What have you been up to today? Mainly really boring stuff to be honest, I’m trying to make something in iMovie, I have to make an advert for one of my tours. Trying to make it myself, which is a bit new for me!
You’ve worked with such a huge range of artists, how do you feel about mixing genres? I find it quite natural. Musically, I don’t like sticking in a box or feeling like I fit in a particular sound or way of thinking. I’ve got influences from all over the place. In terms of electronic music, I’m influenced by everything from house, techno, garage, to new soul, new jack swing, hip hop – everything. I take elements from all over to form the SBTRKT world!
How did you meet Young Turks and how do you work creatively together? Initially, I met up with Young Turks through a guy Tic, we met back in the day at Plastic People. After hearing some of SBTRKT he got back in contact with me and the link with the label started there. I think it’s the most important label to be on because they’re open minded in terms of the type of music and they always put the artist first. The artist has complete control over products and the music they put out right down to the artwork and videos.
On this album you’ve collaborated with Sampha, Drake, Little Dragon, Jessie Ware – who’s next on your collaboration list? I’m not too sure, I haven’t really been thinking about it too much. I’ve just done a remix for Thom Yorke, so more things like that would be interesting, I’m open to any kind of collaboration really. If you work with one lyricist or vocalist then you get one sound, because you haven’t had the time to gel, but by the tenth/eleventh track, you’ll be coming up with a sound so far removed from where you started.
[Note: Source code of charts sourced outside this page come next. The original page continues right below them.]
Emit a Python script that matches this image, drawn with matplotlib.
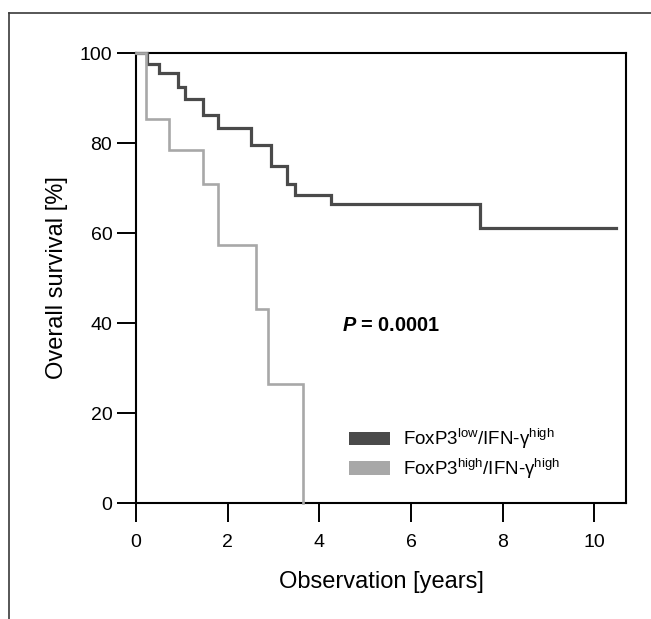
import matplotlib
matplotlib.use("Agg")
import matplotlib.pyplot as plt
from matplotlib.patches import Patch
from matplotlib.lines import Line2D

plt.rcParams['font.family'] = ['Liberation Sans', 'DejaVu Sans']
plt.rcParams['mathtext.fontset'] = 'custom'
plt.rcParams['mathtext.rm'] = 'Liberation Sans'
plt.rcParams['mathtext.it'] = 'Liberation Sans:italic'
plt.rcParams['mathtext.bf'] = 'Liberation Sans:bold'
plt.rcParams['mathtext.bfit'] = 'Liberation Sans:italic:bold'

# Data
low_times = [0, 0.25, 0.51, 0.91, 1.08, 1.46, 1.79, 2.50, 2.94, 3.29, 3.48, 4.26, 7.51, 10.48]
low_surv = [100, 97.5, 95.6, 92.5, 89.8, 86.2, 83.4, 79.6, 74.9, 70.9, 68.4, 66.4, 61.1, 61.1]
high_times = [0, 0.21, 0.72, 1.46, 1.79, 2.61, 2.89, 3.64]
high_surv = [100, 85.4, 78.4, 71.0, 57.4, 43.1, 26.4, 0]
x_ticks = [0, 2, 4, 6, 8, 10]
y_ticks = [0, 20, 40, 60, 80, 100]
labels = [r'FoxP3$^{\mathrm{low}}$/IFN-γ$^{\mathrm{high}}$',
          r'FoxP3$^{\mathrm{high}}$/IFN-γ$^{\mathrm{high}}$']
dark = '#4a4a4a'
light = '#a8a8a8'

fig = plt.figure(figsize=(6.51, 6.19), dpi=100)
ax = fig.add_axes([136/651, 1-503/619, 490/651, 450/619])

ax.plot(low_times, low_surv, drawstyle='steps-post', color=dark, lw=2.3,
        clip_on=False, zorder=3, solid_joinstyle='miter')
ax.plot(high_times, high_surv, drawstyle='steps-post', color=light, lw=1.9,
        clip_on=False, zorder=4, solid_joinstyle='miter')

ax.set_xlim(0, 490/45.83)
ax.set_ylim(0, 100)
ax.set_xticks(x_ticks)
ax.set_yticks(y_ticks)
for s in ax.spines.values():
    s.set_linewidth(1.5)
    s.set_color('black')
ax.tick_params(axis='both', direction='out', length=13.5, width=1.4,
               labelsize=14, colors='black')
ax.tick_params(axis='x', pad=8.5)
ax.tick_params(axis='y', pad=3.6)

ax.set_xlabel('Observation [years]', fontsize=17, labelpad=14.5)
ax.set_ylabel('Overall survival [%]', fontsize=17, labelpad=8.5)

ax.text(5.57, 39.4, r'$\mathbfit{P}$ = 0.0001', fontsize=14.3, fontweight='bold',
        ha='center', va='center')

handles = [Patch(facecolor=dark, edgecolor='none'), Patch(facecolor=light, edgecolor='none')]
ax.legend(handles, labels, loc='center left', bbox_to_anchor=(0.4347, 0.109),
          frameon=False, fontsize=13.5, handlelength=2.19, handleheight=0.75,
          handletextpad=0.68, borderpad=0, borderaxespad=0, labelspacing=0.3)

# outer frame (top and left edges visible)
fig.add_artist(Line2D([8.7/651, 1.0], [1-12.7/619, 1-12.7/619], transform=fig.transFigure,
                      color='#3a3a3a', lw=1.2))
fig.add_artist(Line2D([8.7/651, 8.7/651], [1-12.7/619, 0], transform=fig.transFigure,
                      color='#3a3a3a', lw=1.2))

fig.savefig('out.png', dpi=100)
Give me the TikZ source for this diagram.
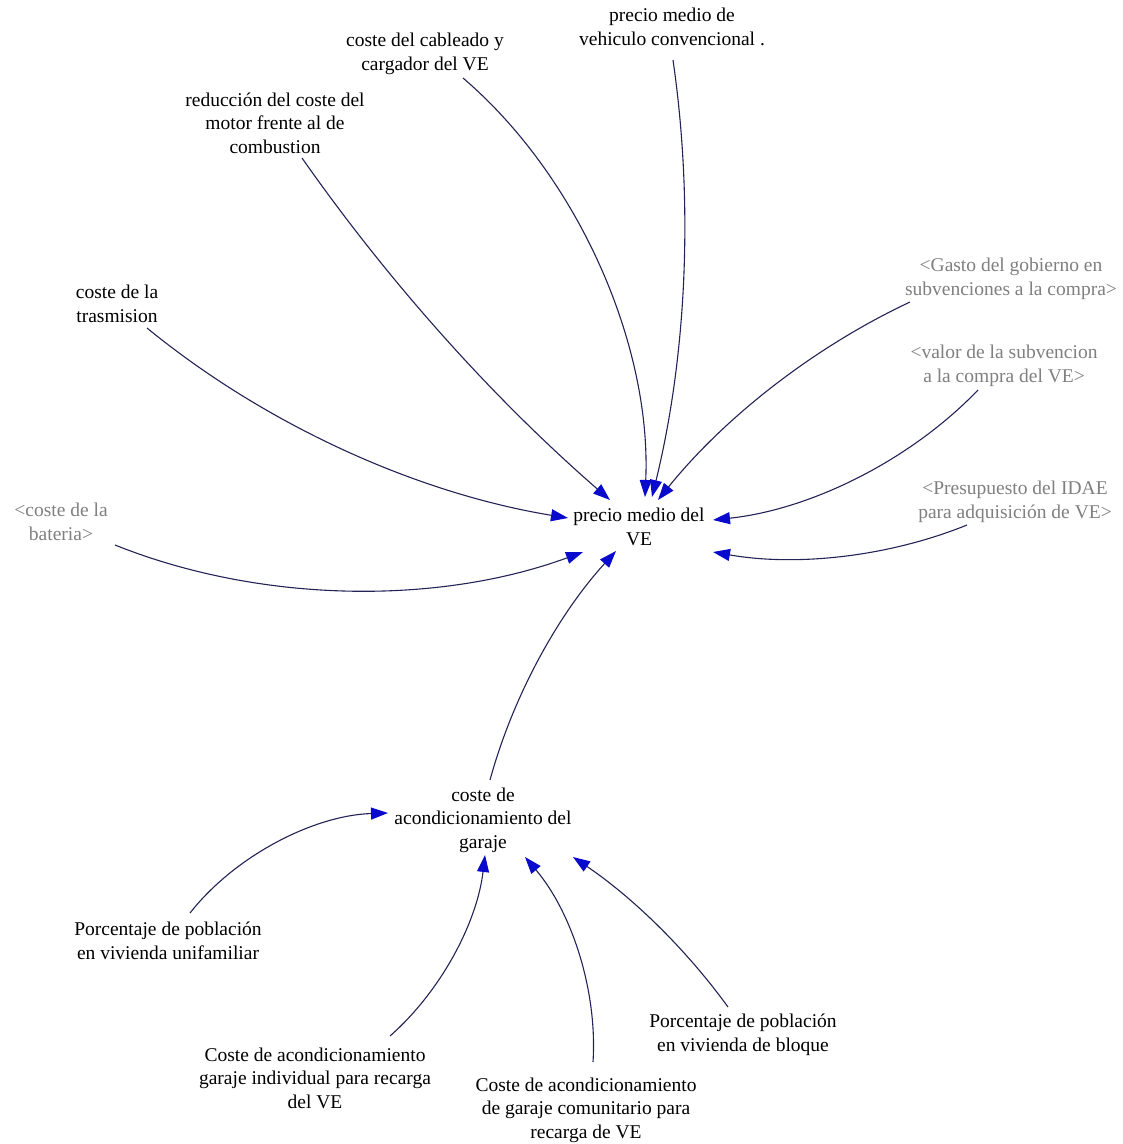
\documentclass[tikz,border=0pt]{standalone}
\usepackage{fontspec}
\setmainfont{Liberation Serif}
\usetikzlibrary{arrows.meta}
\definecolor{linkc}{RGB}{35,35,85}
\definecolor{headc}{RGB}{10,10,205}
\definecolor{shadowc}{RGB}{128,128,128}
\begin{document}
\begin{tikzpicture}[x=1pt,y=1pt,
  var/.style={align=center,font=\fontsize{19.5}{23.5}\selectfont,inner sep=0pt},
  shadowvar/.style={var,text=shadowc},
  link/.style={draw=linkc,line width=1.1pt,looseness=0.85,
    -{Triangle[length=17pt,width=12pt,color=headc]}}]
\useasboundingbox (0,0) rectangle (1123,-1144);
\fill[white] (0,0) rectangle (1123,-1144);

% variables
\node[var] (conv) at (672,-27) {precio medio de\\vehiculo convencional .};
\node[var] (cab) at (425,-54) {coste del cableado y\\cargador del VE};
\node[var] (red) at (275,-123) {reducción del coste del\\motor frente al de\\combustion};
\node[var] (tras) at (117,-304) {coste de la\\trasmision};
\node[shadowvar] (bat) at (61,-522) {<coste de la\\bateria>};
\node[var] (ve) at (639,-527) {precio medio del\\VE};
\node[shadowvar] (gasto) at (1011,-279) {<Gasto del gobierno en\\subvenciones a la compra>};
\node[shadowvar] (valor) at (1004,-366) {<valor de la subvencion\\a la compra del VE>};
\node[shadowvar] (pres) at (1015,-502) {<Presupuesto del IDAE\\para adquisición de VE>};
\node[var] (gar) at (483,-820) {coste de\\acondicionamiento del\\garaje};
\node[var] (unif) at (168,-941) {Porcentaje de población\\en vivienda unifamiliar};
\node[var] (ind) at (315,-1078) {Coste de acondicionamiento\\garaje individual para recarga\\del VE};
\node[var] (com) at (586,-1110) {Coste de acondicionamiento\\de garaje comunitario para\\recarga de VE};
\node[var] (blo) at (743,-1035) {Porcentaje de población\\en vivienda de bloque};

% links into precio medio del VE
\draw[link] ([shift={(30,-24)}]tras.center) to[bend right=15] ([shift={(-71,9)}]ve.center);
\draw[link] ([shift={(27,-35)}]red.center) to[bend right=7] ([shift={(-29,27)}]ve.center);
\draw[link] ([shift={(38,-24)}]cab.center) to[bend left=26] ([shift={(6,30)}]ve.center);
\draw[link] ([shift={(1,-33)}]conv.center) to[bend left=11] ([shift={(13,30)}]ve.center);
\draw[link] ([shift={(-101,-23)}]gasto.center) to[bend right=13] ([shift={(19,27)}]ve.center);
\draw[link] ([shift={(-26,-24)}]valor.center) to[bend left=20] ([shift={(74,7)}]ve.center);
\draw[link] ([shift={(-48,-23)}]pres.center) to[bend left=16] ([shift={(74,-25)}]ve.center);
\draw[link] ([shift={(54,-23)}]bat.center) to[bend right=21] ([shift={(-56,-25)}]ve.center);
\draw[link] ([shift={(7,40)}]gar.center) to[bend left=13.5] ([shift={(-23,-24)}]ve.center);

% links into coste de acondicionamiento del garaje
\draw[link] ([shift={(22,28)}]unif.center) to[bend left=25] ([shift={(-95,7)}]gar.center);
\draw[link] ([shift={(75,42)}]ind.center) to[bend right=21] ([shift={(2,-35)}]gar.center);
\draw[link] ([shift={(7,48)}]com.center) to[bend right=22] ([shift={(42,-37)}]gar.center);
\draw[link] ([shift={(-15,28)}]blo.center) to[bend right=10] ([shift={(90,-37)}]gar.center);
\end{tikzpicture}
\end{document}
How do you think Thom Yorke’s move to electronic worked? One of the first ever live gigs I went to was Radiohead, I went with my brother to Brixton Academy to see them play their first album there. I was way underage at that point. They just have their ear to good music and what gets them excited and I think that’s the best thing about artists, when they follow their own paths. He appreciates music on any level.
Why do you wear a mask on stage? It’s not even from a live performance perspective it’s more an identity thing, trying to build a persona. The whole premise of SBTRKT was to remove myself from it, from having to talk about my music or my background, to let the music talk for itself. I was subtracting myself from it. The mask is just an extension of that.
How do you think electronic music translates to live performances? Pretty badly to be honest. The first times I ever got excited about music was watching acts like Daft Punk or Chemical Brothers. A lot of electronic live acts now are pretty much a MacBook and one controller piece which isn’t the same as what those guys were doing back then, the crazy ambitious way they used to creative music live. Now it’s all in one box and you see more electronic artists basically just standing behind their laptop dancing and that’s literally what people call a live show now. So for me it’s about putting a bit more of a live perspective on it.
Aside from Field Day, what gigs have you got coming up? Too many shows it’s constant throughout the year. We’ve got a UK tour, a European tour, Australian tour, Japan tour and US tour from September to November. Then we’ll be supporting Friendly Fires at the end of November all around the UK.
SBTRKT will be performing at Field Day this Saturday.